Besides chatting with a good many people with nice things to say about my story, I got to talk with my fellow readers a bit as well. Susie Hara was as warm and funny as her story and I got to ask Greta about her AWESOME tattoo of the Jabberwocky, pictured here. I could spend an hour just staring at the intricacy of this thing—a true work of art requiring patience and endurance from both parties, I’m sure.

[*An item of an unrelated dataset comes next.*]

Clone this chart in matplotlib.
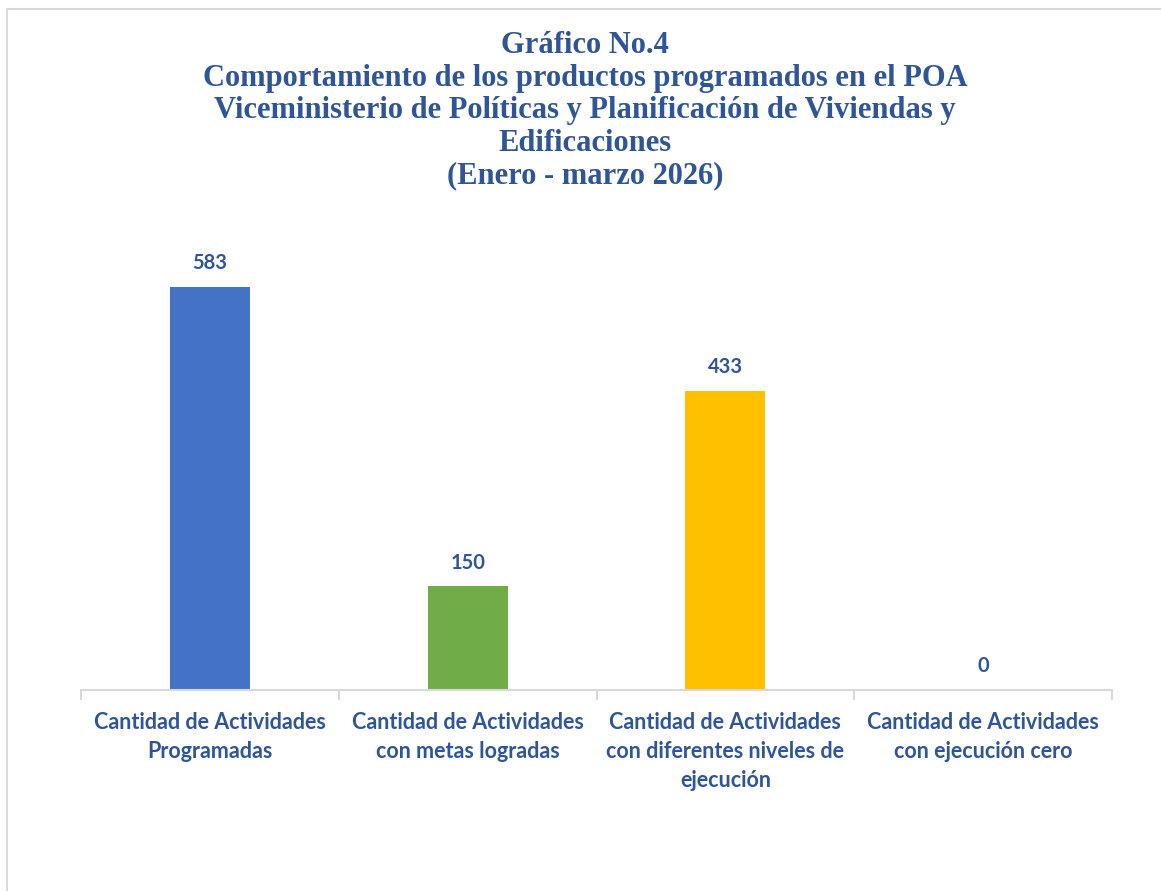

Susie Bright was off early this time as she was leaving on a trip at dawn the next day, so we didn’t get a chance to try out her favorite San Francisco watering hole, The Bourbon and the Branch. But my husband and I have it on our date calendar. The bartenders at this former speakeasy will mix custom drinks, and I for one plan to order a Labia Majora. That’s mango juice, a touch of cherry, a touch of orange, soda water, swirls of cream, Grand Marnier and a twist—and we’ll definitely toast Susie Hara and all the authors of X: The Erotic Treasury, a perfect box of chocolates to warm and satisfy on a chilly winter evening.